3.3.4. Somut olayda, …’un terekesi ölüm tarihi itibariyle elbirliği mülkiyetine tabi olduğuna göre mirasçılar …, … ve …’nin duruşmalara katılmasalar dahi (başlangıçta vekilleri marifetiyle davayı takip edip, davaya muvafakat verdikleri için) diğer iştirakçiler tarafından davanın takip edilebileceği açıktır.

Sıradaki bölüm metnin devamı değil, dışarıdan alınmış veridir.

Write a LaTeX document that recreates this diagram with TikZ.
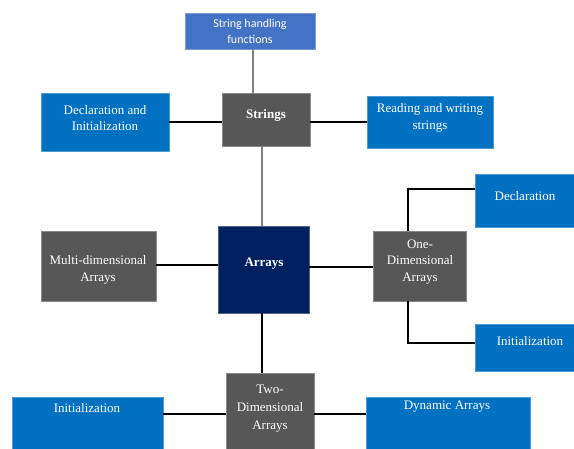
\documentclass[tikz,border=0pt]{standalone}
\usepackage{fontspec}
\setmainfont{Liberation Serif}
\newfontfamily\calfont{Carlito}
\definecolor{boxblue}{HTML}{0070C0}
\definecolor{boxgray}{HTML}{575757}
\definecolor{boxnavy}{HTML}{002060}
\definecolor{boxlight}{HTML}{4472C4}
\definecolor{linkgray}{HTML}{808080}
\begin{document}
\begin{tikzpicture}[x=1pt,y=-1pt,
  panel/.style={anchor=north west,inner sep=0pt,outer sep=0pt,draw=#1!70!white,line width=0.6pt,fill=#1},
  txt/.style={text=white,align=center,font=\fontsize{13}{16.5}\selectfont,inner sep=0pt},
  boldtxt/.style={txt,font=\bfseries\fontsize{13}{16.5}\selectfont},
  link/.style={line width=1.1pt,black},
  greylink/.style={line width=1.1pt,linkgray}]
\useasboundingbox (0,0) rectangle (574,448);
\begin{scope}
\clip (0,0) rectangle (574,448);
% boxes, placed by their north-west corners
\node[panel=boxlight,minimum width=130pt,minimum height=36pt] (shf) at (185,13) {};
\node[panel=boxgray,minimum width=88pt,minimum height=53pt] (str) at (222,93) {};
\node[panel=boxblue,minimum width=128pt,minimum height=58pt] (decinit) at (41,93) {};
\node[panel=boxblue,minimum width=126pt,minimum height=52pt] (rw) at (367,96) {};
\node[panel=boxnavy,minimum width=91pt,minimum height=87pt] (arr) at (218,226) {};
\node[panel=boxgray,minimum width=115pt,minimum height=70pt] (multi) at (41,231) {};
\node[panel=boxgray,minimum width=93pt,minimum height=70pt] (oned) at (373,231) {};
\node[panel=boxblue,minimum width=104pt,minimum height=53pt] (decl) at (475,174) {};
\node[panel=boxblue,minimum width=104pt,minimum height=47pt] (init) at (475,324) {};
\node[panel=boxgray,minimum width=88pt,minimum height=76pt] (twod) at (226,373) {};
\node[panel=boxblue,minimum width=151pt,minimum height=60pt] (init2) at (12,397) {};
\node[panel=boxblue,minimum width=164pt,minimum height=60pt] (dyn) at (366,397) {};
\end{scope}
% texts
\node[txt,font=\calfont\fontsize{12}{16}\selectfont] at (250,31) {String handling\\functions};
\node[boldtxt] at (266,115) {Strings};
\node[txt] at (105,118) {Declaration and\\Initialization};
\node[txt] at (430,118) {Reading and writing\\strings};
\node[boldtxt] at (264,264) {Arrays};
\node[txt] at (98,270) {Multi-dimensional\\Arrays};
\node[txt] at (420,262) {One-\\Dimensional\\Arrays};
\node[txt] at (525,196) {Declaration};
\node[txt] at (530,341) {Initialization};
\node[txt,font=\fontsize{13}{18}\selectfont] at (270,409) {Two-\\Dimensional\\Arrays};
\node[txt] at (87,408) {Initialization};
\node[txt] at (447,407) {Dynamic Arrays};
% connectors
\draw[greylink] (shf.south -| 253,0) -- (str.north -| 253,0);
\draw[greylink] (str.south -| 262,0) -- (arr.north -| 262,0);
\draw[link] (decinit.east |- 0,122) -- (str.west |- 0,122);
\draw[link] (str.east |- 0,122) -- (rw.west |- 0,122);
\draw[link] (multi.east |- 0,265) -- (arr.west |- 0,265);
\draw[link] (arr.east |- 0,267) -- (oned.west |- 0,267);
\draw[link] (oned.north -| 408,0) |- (decl.west |- 0,189);
\draw[link] (oned.south -| 408,0) |- (init.west |- 0,343);
\draw[link] (arr.south -| 262,0) -- (twod.north -| 262,0);
\draw[link] (init2.east |- 0,414) -- (twod.west |- 0,414);
\draw[link] (twod.east |- 0,414) -- (dyn.west |- 0,414);
\end{tikzpicture}
\end{document}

3.3.5. Hâl böyle olunca; öncelikle davacılar …. ve … yönünden tefrik edilerek açılmamış sayılmasına karar verilen davaların akıbetinin araştırılması, anılan davalar kesinleşmemişse eldeki dava ile birleştirilmesi, davaların birleştirilmesi mümkün değilse, anılan kişilerin yeniden muvafakatlarının alınması, bunun da mümkün olmaması halinde TMK’nın 640. maddesi uyarınca terekeye mümessil tayin ettirilerek mümessil huzuru ile dava görülüp işin esası incelenerek sonucuna göre karar verilmesi gerekirken usulüne uygun biçimde taraf teşkili sağlanmaksızın yargılama sürdürülüp yazılı olduğu üzere karar verilmesi doğru değildir.
VI. SONUÇ:
Yukarıda açıklanan nedenlerle, bir kısım davacılar vekilinin değinilen yönden yerinde görülen temyiz itirazlarının kabulü ile 6100 sayılı Hukuk Muhakemeleri Kanunu’nun 373/1. maddesi uyarınca Samsun Bölge Adliye Mahkemesi 1. Hukuk Dairesi kararının ORTADAN KALDIRILMASINA, İlk Derece Mahkemesi kararının yukarıda yazılı nedenlerden dolayı 6100 sayılı HMK’nın 371/1-a maddesi uyarınca BOZULMASINA, bozma sebebine göre sair temyiz itirazlarının şimdilik incelenmesine yer olmadığına, dosyanın kararı veren Ordu 2. Asliye Hukuk Mahkemesine gönderilmesine, kararın bir örneğinin Samsun Bölge Adliye Mahkemesi 1. Hukuk Dairesine gönderilmesine, alınan peşin harcın istek halinde yatıranlara iadesine, 02/11/2022 tarihinde kesin olmak üzere oy birliğiyle karar verildi.